AN UNPUBLISHED SYLVIA PLATH POEM IN TYPESCRIPT
AN UNPUBLISHED SYLVIA PLATH POEM IN TYPESCRIPT
PLATH, Sylia (1932–1963)
Typescript poem ‘Humoresque’
Wellesley, Massachusetts, 1949
Single sheet; 277 x 216mm
‘Never let them say of me / that I was not all happy once’
One of Plath’s finest early poems, composed by her at age 16 and typed by her in 1949, while still a pupil at Bradford Senior High School (now Wellesley High School).
Around April 1947 Plath started to write a new kind of poetry – ‘a very new, modern style’, as she wrote in her diary – in which formal rhyme schemes and regular stanzas were replaced by a looser patterning of internal and half-rhyme, varied line length, and the use of an apparently autobiographical ‘I’. This, for Plath’s biographer Heather Clark, was ‘an artistic turning point’ – the first glimpse of the towering poetic persona of ‘Daddy’ and ‘Lady Lazarus’. Over the next two or three years Plath would hone this voice – though most of these early experiments were excluded from the Ted Hughes-edited Collected, and most remain unpublished.
Here, perhaps taking a title from the 1946 Jean Negulesco movie (or from the pairing ‘Grotesque/humorous’ in the poem itself), Plath begins with the startling phrase quoted above, undoing the sentiment with a careful juxtaposition of ‘the voices downstairs / Discussing the latest bargains at Filene’s’ with ‘The sudden hissing of wind / Like a jet of steam in the treetops’. (For the significance of the store Filene’s, especially in relation to Plath’s mother Aurelia, see Clark, Red Comet, Ch. 4.)
Like her first ‘confessional’ poem, ‘I thought that I could not be hurt...’, ‘Humoresque’ ends with a bracketed section that comments on what has gone before: ‘(Yet all the while, / Amid the shrieking fury, / The voices downstairs / Squeaked and jabbered senselessly: / Grotesque and humorous / As hollow reeds / Piping shrill in the / Teeth of a / Cyclone.)’

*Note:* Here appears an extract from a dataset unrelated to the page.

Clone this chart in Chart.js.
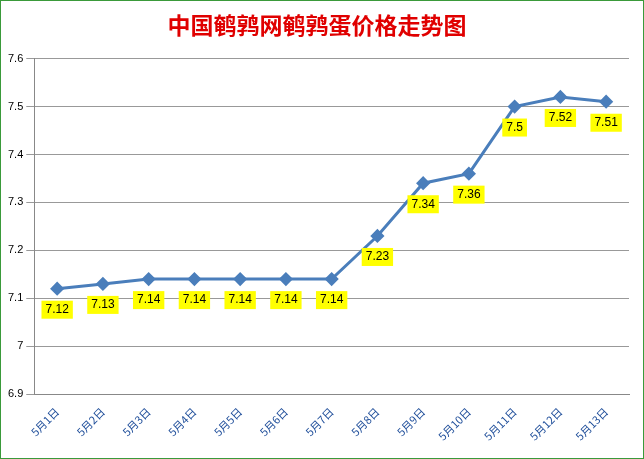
<!DOCTYPE html>
<html>
<head>
<meta charset="utf-8">
<script src="https://cdn.jsdelivr.net/npm/chart.js@4"></script>
<style>
  body { margin: 0; background: #fff; }
  #wrap { position: absolute; left: 0; top: 0; width: 642px; height: 457px; border: 1px solid #3a9a3a; }
</style>
</head>
<body>
<div id="wrap"><canvas id="c" width="642" height="457"></canvas></div>
<script>
const labels = ["5月1日", "5月2日", "5月3日", "5月4日", "5月5日", "5月6日", "5月7日",
  "5月8日", "5月9日", "5月10日", "5月11日", "5月12日", "5月13日"];
const prices = [7.12, 7.13, 7.14, 7.14, 7.14, 7.14, 7.14, 7.23, 7.34, 7.36, 7.5, 7.52, 7.51];

// 黄色数据标签
const labelPlugin = {
  id: "yellowLabels",
  afterDatasetsDraw(chart) {
    const ctx = chart.ctx;
    const meta = chart.getDatasetMeta(0);
    ctx.save();
    ctx.font = "12px 'Liberation Sans', Arial";
    ctx.textAlign = "center";
    ctx.textBaseline = "middle";
    meta.data.forEach((pt, i) => {
      const txt = String(prices[i]);
      const w = ctx.measureText(txt).width + 8;
      const h = 18;
      const cy = pt.y + 21;
      ctx.fillStyle = "#ffff00";
      ctx.fillRect(pt.x - w / 2, cy - h / 2, w, h);
      ctx.fillStyle = "#000";
      ctx.fillText(txt, pt.x, cy);
    });
    ctx.restore();
  }
};

new Chart(document.getElementById("c"), {
  type: "line",
  data: {
    labels: labels,
    datasets: [{
      data: prices,
      borderColor: "#4a7ebb",
      backgroundColor: "#4a7ebb",
      borderWidth: 3,
      pointStyle: "rectRot",
      pointRadius: 5,
      tension: 0,
    }],
  },
  options: {
    responsive: false,
    animation: false,
    layout: { padding: { left: 4, right: 14, top: 6, bottom: 12 } },
    plugins: {
      legend: { display: false },
      tooltip: { enabled: false },
      title: {
        display: true,
        text: "中国鹌鹑网鹌鹑蛋价格走势图",
        color: "#e00000",
        font: { size: 23, weight: "bold", family: "'Noto Sans CJK SC'" },
        padding: { top: 4, bottom: 20 },
      },
    },
    scales: {
      x: {
        offset: true,
        grid: { display: false },
        border: { color: "#888" },
        ticks: {
          color: "#1f4e9a",
          font: { size: 11, family: "'Noto Sans CJK SC'" },
          maxRotation: 45,
          minRotation: 45,
        },
      },
      y: {
        min: 6.9,
        max: 7.6,
        grid: { color: "#999", drawTicks: true },
        border: { color: "#888" },
        ticks: {
          stepSize: 0.1,
          color: "#000",
          font: { size: 11, family: "'Liberation Sans', Arial" },
          callback: (v) => String(Math.round(v * 10) / 10),
        },
      },
    },
  },
  plugins: [labelPlugin],
});
</script>
</body>
</html>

Plath’s seriousness and sense of self is evident in the presentation of the poem: Plath scholar Karen Kukil believes this set of typed poems were prepared in 1949, clearly representing a ‘selected poems’ to that date.
Near fine condition: 5mm closed tear to the top edge.
Provenance: Sotheby’s, New York, 6 April 1982; Bonham’s, London, 16 March 2006.
References: Steinberg, ‘Numbering Sylvia Plath’s Poems’, No. 108; Plath, Collected Poems, p. 340 (citation only); Edward Butscher Collection of papers on Sylvia Plath, Smith College (photocopy only); Plath MSS, Lilly Library, Indiana (two typescript copies).